Figure 3: Indirect immunostaining of (A): PFA fixed wild-type and (B): triple transgenic Alzheimer’s disease mouse brain cortex sections with guinea pig anti-CD11c (cat. no. HS-375 004, dilution 1:1000; red) and rabbit anti-IBA1 (cat. no. HS-234 013, dilution 1:1000; green). The red signal shows CD11c expression only in activated microglia. Nuclei were stained with DAPI (blue).

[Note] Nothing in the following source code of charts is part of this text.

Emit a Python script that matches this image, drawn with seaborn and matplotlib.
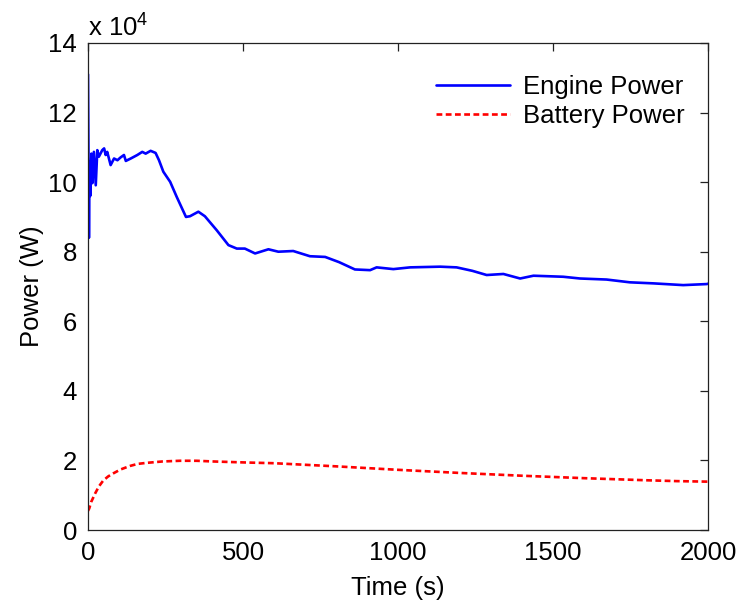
import matplotlib
matplotlib.use("Agg")
import matplotlib.pyplot as plt
import seaborn as sns
import pandas as pd
from matplotlib.ticker import FuncFormatter

# ---- data ----
engine_time = [0, 3, 5, 7, 11, 14, 19, 25, 30, 35, 46, 52, 57, 62, 73, 84, 95, 105,
               116, 122, 138, 159, 175, 186, 202, 218, 229, 243, 265, 286, 316, 329,
               356, 377, 415, 453, 480, 506, 539, 582, 614, 662, 716, 765, 810, 861,
               910, 931, 985, 1039, 1136, 1189, 1240, 1286, 1340, 1394, 1437, 1533,
               1587, 1673, 1748, 1824, 1920, 1996, 2000]
engine_power = [131000, 84000, 106000, 96000, 108200, 99700, 108700, 99100, 109200,
                107300, 109200, 109700, 107800, 108700, 104900, 106800, 106300, 107100,
                107800, 106100, 106800, 107800, 108700, 108200, 109000, 108400, 106300,
                103000, 100100, 95800, 90000, 90200, 91500, 90200, 86200, 81900, 80900,
                80900, 79500, 80700, 80000, 80200, 78700, 78500, 77000, 74900, 74700,
                75500, 75000, 75500, 75700, 75500, 74500, 73300, 73600, 72300, 73100,
                72800, 72300, 72000, 71200, 70900, 70400, 70700, 70800]

battery_time = [0, 4, 10, 23, 35, 49, 65, 82, 105, 135, 160, 189, 240, 297, 350, 404,
                512, 600, 700, 800, 900, 1000, 1100, 1200, 1300, 1400, 1500, 1600,
                1700, 1800, 1900, 2000]
battery_power = [5500, 6200, 8000, 10500, 12500, 14200, 15400, 16300, 17400, 18400,
                 19000, 19300, 19700, 19900, 19900, 19700, 19400, 19200, 18750, 18300,
                 17800, 17300, 16850, 16400, 16000, 15600, 15250, 14900, 14600, 14300,
                 14050, 13900]

x_ticks = [0, 500, 1000, 1500, 2000]
y_ticks = [0, 20000, 40000, 60000, 80000, 100000, 120000, 140000]

engine_df = pd.DataFrame({"Time": engine_time, "Power": engine_power})
battery_df = pd.DataFrame({"Time": battery_time, "Power": battery_power})

sns.set_theme(style="white")
plt.rcParams["font.family"] = ["Liberation Sans", "DejaVu Sans"]
plt.rcParams["mathtext.fontset"] = "custom"
plt.rcParams["mathtext.rm"] = "Liberation Sans"
plt.rcParams["mathtext.it"] = "Liberation Sans"
for k in ["text.color", "axes.labelcolor", "xtick.color", "ytick.color"]:
    plt.rcParams[k] = "black"

fig = plt.figure(figsize=(7.37, 6.02), dpi=100)
ax = fig.add_axes([88 / 737, 72 / 602, 620 / 737, 487 / 602])

sns.lineplot(data=engine_df, x="Time", y="Power", ax=ax, color="#0000ff",
             linewidth=1.9, label="Engine Power", estimator=None, sort=False)
sns.lineplot(data=battery_df, x="Time", y="Power", ax=ax, color="#ff0000",
             linewidth=1.9, linestyle=(0, (2.2, 1.3)), label="Battery Power",
             estimator=None, sort=False)

ax.set_xlim(0, 2000)
ax.set_ylim(0, 140000)
ax.set_xticks(x_ticks)
ax.set_yticks(y_ticks)
ax.yaxis.set_major_formatter(FuncFormatter(lambda v, p: f"{v / 1e4:g}"))

fs = 18.5
ax.tick_params(direction="in", top=True, right=True, length=6, width=0.9,
               labelsize=fs, color="#222222", labelcolor="black", pad=8)
for s in ax.spines.values():
    s.set_visible(True)
    s.set_color("#222222")
    s.set_linewidth(0.9)

ax.set_xlabel("Time (s)", fontsize=fs, labelpad=8)
ax.set_ylabel("Power (W)", fontsize=fs, labelpad=3)
ax.text(0.0, 1.002, "x 10$^{4}$", transform=ax.transAxes, ha="left", va="bottom",
        fontsize=fs)

leg = ax.legend(loc="upper right", frameon=False, fontsize=fs, handlelength=2.9,
                handletextpad=0.5, labelspacing=0.2, borderaxespad=0,
                bbox_to_anchor=(1 - 13 / 620, 1 - 22 / 487))

fig.savefig("out.png", dpi=100)
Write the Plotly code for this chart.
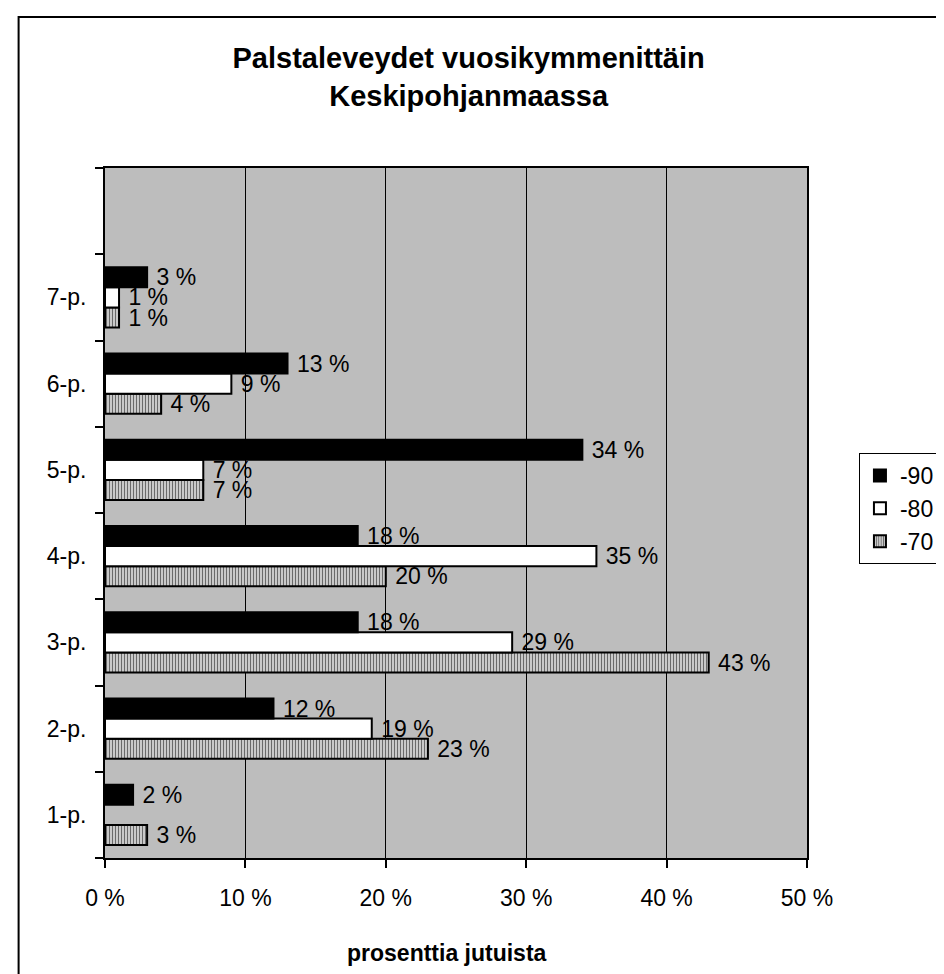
import plotly.graph_objects as go

categories = ["1-p.", "2-p.", "3-p.", "4-p.", "5-p.", "6-p.", "7-p."]
series_names = ["-90", "-80", "-70"]
v90 = [2, 12, 18, 18, 34, 13, 3]
v80 = [None, 19, 29, 35, 7, 9, 1]
v70 = [3, 23, 43, 20, 7, 4, 1]
x_ticks = [0, 10, 20, 30, 40, 50]
x_tick_labels = ["0 %", "10 %", "20 %", "30 %", "40 %", "50 %"]

FONT = "Liberation Sans, Arial, sans-serif"
ypos = list(range(len(categories)))

def labels(vals):
    return [("" if v is None else f" {v} %") for v in vals]

fig = go.Figure()
# bottom-to-top order within a group: -70, -80, -90
fig.add_trace(go.Bar(
    name=series_names[2], y=ypos, x=v70, orientation="h",
    text=labels(v70), textposition="outside", legendgroup="c", legendrank=3,
    marker=dict(color="#c8c8c8", line=dict(color="black", width=2),
                pattern=dict(shape="|", fgcolor="black", bgcolor="#d4d4d4", size=3, solidity=0.4)),
))
fig.add_trace(go.Bar(
    name=series_names[1], y=ypos, x=v80, orientation="h",
    text=labels(v80), textposition="outside", legendgroup="b", legendrank=2,
    marker=dict(color="white", line=dict(color="black", width=2)),
))
fig.add_trace(go.Bar(
    name=series_names[0], y=ypos, x=v90, orientation="h",
    text=labels(v90), textposition="outside", legendgroup="a", legendrank=1,
    marker=dict(color="black", line=dict(color="black", width=2)),
))
fig.update_traces(textfont=dict(family=FONT, size=23, color="black"),
                  constraintext="none", cliponaxis=False, textangle=0)

fig.update_layout(
    width=944, height=974,
    margin=dict(l=97, r=133, t=160, b=124),
    paper_bgcolor="white",
    plot_bgcolor="#bdbdbd",
    barmode="group", bargap=0.3, bargroupgap=0,
    font=dict(family=FONT, size=23, color="black"),
    title=dict(text="<b>Palstaleveydet vuosikymmenittäin<br>Keskipohjanmaassa</b>",
               font=dict(family=FONT, size=29, color="black"),
               x=0.518, xref="paper", xanchor="center",
               y=1 - 60 / 974, yref="container", yanchor="middle"),
    legend=dict(x=1.074, y=(850 - 445) / 690, xanchor="left", yanchor="top",
                bgcolor="white", bordercolor="black", borderwidth=1,
                font=dict(family=FONT, size=23, color="black"),
                tracegroupgap=11, traceorder="normal"),
    showlegend=True,
    xaxis=dict(range=[0, 50], tickvals=x_ticks, ticktext=x_tick_labels,
               showgrid=True, gridcolor="black", gridwidth=1,
               showline=True, linecolor="black", linewidth=2, mirror=True,
               ticks="outside", ticklen=8, tickcolor="black", tickwidth=1.5,
               zeroline=False, ticklabelstandoff=10),
    yaxis=dict(range=[-0.5, 7.5], tickvals=ypos, ticktext=categories,
               showgrid=False, zeroline=False,
               showline=True, linecolor="black", linewidth=2, mirror=True,
               ticks="", ticklabelstandoff=12,
               minor=dict(tick0=-0.5, dtick=1, ticks="outside", ticklen=8,
                          tickcolor="black", tickwidth=1.5, showgrid=False)),
    annotations=[dict(text="<b>prosenttia jutuista</b>", xref="paper", yref="paper",
                      x=0.487, y=(850 - 945) / 690, xanchor="center", yanchor="middle",
                      showarrow=False, font=dict(family=FONT, size=23, color="black"))],
    shapes=[dict(type="rect", xref="paper", yref="paper",
                 x0=(9 - 97) / 715, x1=(980 - 97) / 715,
                 y0=(850 - 1000) / 690, y1=(850 - 9) / 690,
                 line=dict(color="black", width=2), fillcolor="rgba(0,0,0,0)", layer="below")],
)

fig.write_html("out.html")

Remarkably, activation of microglia is accompanied by changes in protein expression. Proteins characteristic of resting microglia, such as P2Y12 (Figure 2), CX3CR1, HexB, or TMEM119, are downregulated, whereas other proteins, such as CD11c (Figure 3), CD86 (Figure 4), CD11b, IBA1, CD68, F4/80 (mouse specific) and Galectin-3 (Figure 5), are upregulated or expressed only upon microglial activation (Benmamar-Badel et al., 2020, Jurga et al., 2020, Almolda et al., 2015, Garcia-Revilla et al., 2022).
In addition to these acute changes, microglia exhibit a long-lasting change after exposure to inflammatory stimuli and become more sensitive to potentially milder stimuli. On the one hand, microglial priming prepares microglia cells for later immune changes; on the other hand, constant exposure of microglia to infections throughout life may contribute to neurodegenerative diseases (Lima et al., 2022).

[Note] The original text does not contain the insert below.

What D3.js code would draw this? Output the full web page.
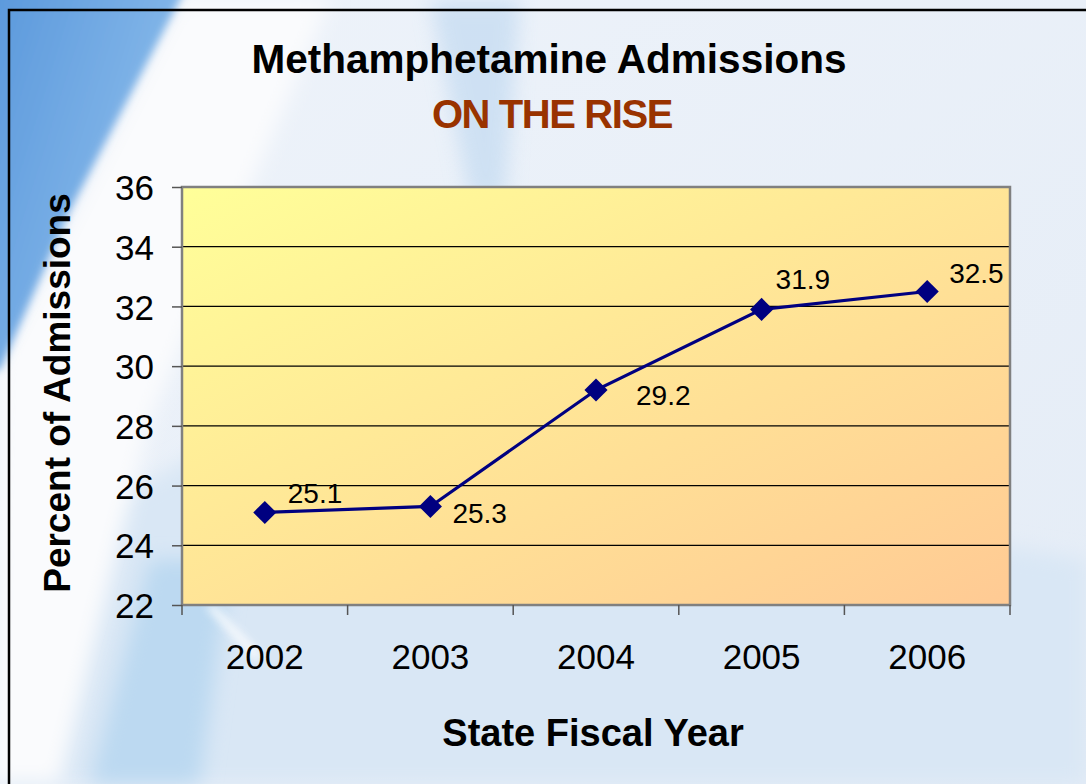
<!DOCTYPE html>
<html>
<head>
<meta charset="utf-8">
<script src="https://cdn.jsdelivr.net/npm/d3@7"></script>
<style>
  html, body { margin: 0; padding: 0; background: #fff; }
  svg { display: block; font-family: "Liberation Sans", Arial, sans-serif; }
</style>
</head>
<body>
<div id="chart"></div>
<script>
// chart values
const years = ["2002", "2003", "2004", "2005", "2006"];
const percents = [25.1, 25.3, 29.2, 31.9, 32.5];
const yTicks = [22, 24, 26, 28, 30, 32, 34, 36];
const yDomain = [22, 36];
// where each value label sits relative to its marker
const labelShift = [[23, -9], [22, 17], [40, 15], [14, -20], [22, -9]];

function init() {
    const W = 1086, H = 784;
    const plot = { left: 182, right: 1010, top: 187, bottom: 605 };

    const svg = d3.select("#chart").append("svg")
        .attr("width", W)
        .attr("height", H);

    const defs = svg.append("defs");

    // --- background, a soft blue/white photo look ---
    const bg = defs.append("linearGradient")
        .attr("id", "bg").attr("x1", "0%").attr("y1", "0%").attr("x2", "100%").attr("y2", "100%");
    bg.append("stop").attr("offset", "0%").attr("stop-color", "#eef3fa");
    bg.append("stop").attr("offset", "100%").attr("stop-color", "#e4ecf6");

    const blue = defs.append("linearGradient")
        .attr("id", "blueCorner").attr("x1", "0%").attr("y1", "0%").attr("x2", "100%").attr("y2", "60%");
    blue.append("stop").attr("offset", "0%").attr("stop-color", "#5a98dc");
    blue.append("stop").attr("offset", "100%").attr("stop-color", "#8fbfec");

    const blur = defs.append("filter").attr("id", "blur")
        .attr("x", "-20%").attr("y", "-20%").attr("width", "140%").attr("height", "140%");
    blur.append("feGaussianBlur").attr("stdDeviation", 10);
    const blurSmall = defs.append("filter").attr("id", "blurS")
        .attr("x", "-20%").attr("y", "-20%").attr("width", "140%").attr("height", "140%");
    blurSmall.append("feGaussianBlur").attr("stdDeviation", 4);

    svg.append("rect").attr("width", W).attr("height", H).attr("fill", "url(#bg)");

    // lower light-blue wash
    svg.append("path")
        .attr("d", "M0,560 L260,420 L1086,560 L1086,784 L0,784 Z")
        .attr("fill", "#d9e7f5").attr("filter", "url(#blur)");
    // light blue streak behind the title
    svg.append("path")
        .attr("d", "M430,0 L520,0 L505,200 L470,200 Z")
        .attr("fill", "#c7ddf2").attr("opacity", 0.8).attr("filter", "url(#blur)");
    // white diagonal band
    svg.append("path")
        .attr("d", "M180,0 L330,0 L150,420 L60,784 L-10,784 L0,360 Z")
        .attr("fill", "#fafbfd").attr("filter", "url(#blur)");
    // top-left blue corner
    svg.append("path")
        .attr("d", "M-10,-10 L185,-10 L70,210 L0,370 L-10,370 Z")
        .attr("fill", "url(#blueCorner)").attr("filter", "url(#blurS)");
    // light blue band lower left
    svg.append("path")
        .attr("d", "M150,560 L230,560 L200,784 L90,784 Z")
        .attr("fill", "#bcd9f1").attr("filter", "url(#blur)");
    // pale streak under plot
    svg.append("path")
        .attr("d", "M205,606 L215,606 L262,655 L255,660 Z")
        .attr("fill", "#ffffff").attr("opacity", 0.8).attr("filter", "url(#blurS)");

    // black frame
    svg.append("path")
        .attr("d", `M9,${H} L9,10 L${W},10`)
        .attr("fill", "none").attr("stroke", "#000").attr("stroke-width", 2.5);

    // --- titles ---
    svg.append("text")
        .attr("x", 549).attr("y", 73)
        .attr("text-anchor", "middle")
        .attr("font-size", 40.5).attr("font-weight", "bold")
        .attr("fill", "#000")
        .text("Methamphetamine Admissions");

    svg.append("text")
        .attr("x", 552).attr("y", 128)
        .attr("text-anchor", "middle")
        .attr("font-size", 40).attr("font-weight", "bold")
        .attr("letter-spacing", "-1.4px")
        .attr("fill", "#993300")
        .text("ON THE RISE");

    // --- scales ---
    const x = d3.scaleBand()
        .domain(years)
        .range([plot.left, plot.right]);

    const y = d3.scaleLinear()
        .domain(yDomain)
        .range([plot.bottom, plot.top]);

    // plot area fill
    const pg = defs.append("linearGradient")
        .attr("id", "plotfill")
        .attr("x1", "0%").attr("y1", "0%")
        .attr("x2", "100%").attr("y2", "100%");
    pg.append("stop").attr("offset", "0%").attr("stop-color", "#ffff99");
    pg.append("stop").attr("offset", "100%").attr("stop-color", "#ffca94");

    svg.append("rect")
        .attr("x", plot.left).attr("y", plot.top)
        .attr("width", plot.right - plot.left)
        .attr("height", plot.bottom - plot.top)
        .attr("fill", "url(#plotfill)");

    // gridlines
    svg.append("g")
        .selectAll("line")
        .data(yTicks.filter(t => t > yDomain[0] && t < yDomain[1]))
        .enter().append("line")
        .attr("x1", plot.left).attr("x2", plot.right)
        .attr("y1", d => y(d)).attr("y2", d => y(d))
        .attr("stroke", "#000").attr("stroke-width", 1.2);

    // plot border
    svg.append("rect")
        .attr("x", plot.left).attr("y", plot.top)
        .attr("width", plot.right - plot.left)
        .attr("height", plot.bottom - plot.top)
        .attr("fill", "none")
        .attr("stroke", "#808080").attr("stroke-width", 2.5);

    // y axis
    const yAxis = svg.append("g")
        .attr("transform", `translate(${plot.left},0)`)
        .call(d3.axisLeft(y).tickValues(yTicks).tickSize(10).tickPadding(18).tickFormat(d3.format("d")));
    yAxis.select(".domain").remove();
    yAxis.selectAll(".tick line").attr("stroke", "#555").attr("stroke-width", 1.5);
    yAxis.selectAll("text")
        .attr("font-size", 35).attr("fill", "#000")
        .attr("font-family", "Liberation Sans, Arial, sans-serif")
        .attr("dy", "0.36em");

    // x axis labels
    const xAxis = svg.append("g")
        .attr("transform", `translate(0,${plot.bottom})`)
        .call(d3.axisBottom(x).tickSize(0).tickPadding(0));
    xAxis.select(".domain").remove();
    xAxis.selectAll("text")
        .attr("font-size", 35).attr("fill", "#000")
        .attr("font-family", "Liberation Sans, Arial, sans-serif")
        .attr("dy", 0).attr("y", 64);

    // x ticks at band edges
    const edges = years.map(d => x(d)).concat([plot.right]);
    svg.append("g")
        .selectAll("line")
        .data(edges)
        .enter().append("line")
        .attr("x1", d => d).attr("x2", d => d)
        .attr("y1", plot.bottom).attr("y2", plot.bottom + 10)
        .attr("stroke", "#555").attr("stroke-width", 1.5);

    // axis titles
    svg.append("text")
        .attr("x", 593).attr("y", 746)
        .attr("text-anchor", "middle")
        .attr("font-size", 38).attr("font-weight", "bold")
        .attr("fill", "#000")
        .text("State Fiscal Year");

    svg.append("text")
        .attr("transform", "translate(70,393) rotate(-90)")
        .attr("text-anchor", "middle")
        .attr("font-size", 37).attr("font-weight", "bold")
        .attr("fill", "#000")
        .text("Percent of Admissions");

    // --- series ---
    const points = years.map((yr, i) => ({ year: yr, value: percents[i], shift: labelShift[i] }));
    const cx = d => x(d.year) + x.bandwidth() / 2;

    svg.append("path")
        .datum(points)
        .attr("fill", "none")
        .attr("stroke", "#000080")
        .attr("stroke-width", 3.2)
        .attr("d", d3.line().x(cx).y(d => y(d.value)));

    svg.append("g")
        .selectAll("path")
        .data(points)
        .enter().append("path")
        .attr("transform", d => `translate(${cx(d)},${y(d.value)})`)
        .attr("d", d3.symbol(d3.symbolDiamond2, 340))
        .attr("fill", "#000080");

    svg.append("g")
        .selectAll("text")
        .data(points)
        .enter().append("text")
        .attr("x", d => cx(d) + d.shift[0])
        .attr("y", d => y(d.value) + d.shift[1])
        .attr("font-size", 28)
        .attr("fill", "#000")
        .text(d => d.value.toFixed(1));
}

window.onload = init;
</script>
</body>
</html>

Microglial transcriptome changes have been identified in aged brain leading to enhanced inflammation, impaired phagocytosis, and profound morphological changes that reduce immune surveillance. In mouse models of neurodegenerative diseases, microglia cells with a “disease-associated microglial” (DAM) profile have been described (Finger et al., 2022).
Figure 4: (A): Activated microglia in the ipsilateral hippocampus of a mouse stroke brain highly express CD86 (green) and CD11b (red). (B): Higher magnification of the hippocampal region reveals co-localization of both markers in a subset of activated microglia. Indirect immunostaining of a formalin fixed paraffin embedded mouse stroke brain section (14 days after middle cerebral artery occlusion (MCAO) using Tyramide signal amplification with rabbit anti-CD86 (cat. no. HS-466 003, 1:600, green) and rat anti-CD11b (cat. no. HS-384 117, 1:250, red). Nuclei were stained with DAPI (blue).
Figure 5: Activated microglia in the lesion area of a mouse stroke brain highly express Galectin-3 (pink), CD11b (red) and IBA1 (green). Indirect immunostaining of PFA fixed mouse brain section (14 days after MCAO) with (A): rat anti-Galectin-3 (cat. no. HS-477 017, 1:500 pink), (B): rabbit anti-CD11b (cat. no. HS-384 008, 1:500, red) and (C): guinea pig anti-IBA1 (cat. no. 234 308, 1:500, green). (D): Higher magnification of the lesion area reveals different microglial phenotypes expressing either IBA1 alone or in combination with CD11b and/or Galectin-3. Nuclei were stained with DAPI (blue).